March 8, 2015

"Fridge caught sending spam emails in botnet attack."

"Fridge caught sending spam emails in botnet attack."

Via "My toaster hates you."

9 comments:

traditionalguy said...

The Cold War is back.

Jimmy said...

In just a few years canned goods will be a part of the Internet of Things. Then spam can send itself.
posted by rouftop at 7:27 AM on March 8 [14 favorites]
Great comment on thread.

gadfly said...

William Perry has returned!

Larry J said...

For the life of me, I can’t imagine why anyone would want to have their appliances connected to the Internet.

Xmas said...

Ahhhh....

The "Internet of Things that People Don't Pay Attention To".

Or The "Internet of Things That Can Be Easily Hijacked".

It's the wave of the future!

pst314 said...

Larry J "For the life of me, I can’t imagine why anyone would want to have their appliances connected to the Internet."

A childish infatuation with useless tech?

A silly fear that they won't know when they are running low on milk unless their fridge emails them?

jr565 said...

That was skynets first strike

Larry J said...

pst314 said...
Larry J "For the life of me, I can’t imagine why anyone would want to have their appliances connected to the Internet."

A childish infatuation with useless tech?

A silly fear that they won't know when they are running low on milk unless their fridge emails them?


All of this sounds like solutions in search of a problem. I've heard people talk about connected appliances for years but have yet to heard a rational reason for it. That, and the sad fact that most of these so-called smart appliances have very poor cyber security just makes the whole idea questionable. For example, how will your refrigerator know what food is inside? Will there be a bar code or RFID reader to scan the groceries you buy?

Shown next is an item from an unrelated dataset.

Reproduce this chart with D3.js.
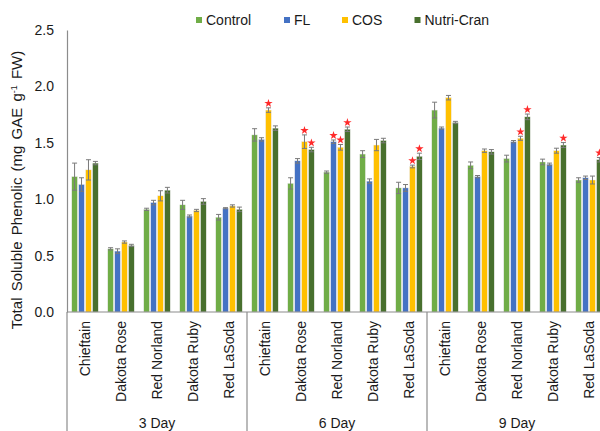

It reminds me of a "The Big Bang Theory" episode where Sheldon is putting ID tags on all of his clothing and entering everything into a database to help him decide what clothes to wear. The amount of work it was taking to enter all of the information was likely many times that you could save with such a system.

ken in tx said...

I say let the people richer than me beta test this stuff. If it proves useful, the price will come down and the kinks will be worked out. I remember when digital watches cost thousand $, and couldn't be read in the sun. Today, if you wanted one, you can get it for less than $10, but you don't because every appliance you own already has a digital clock on it.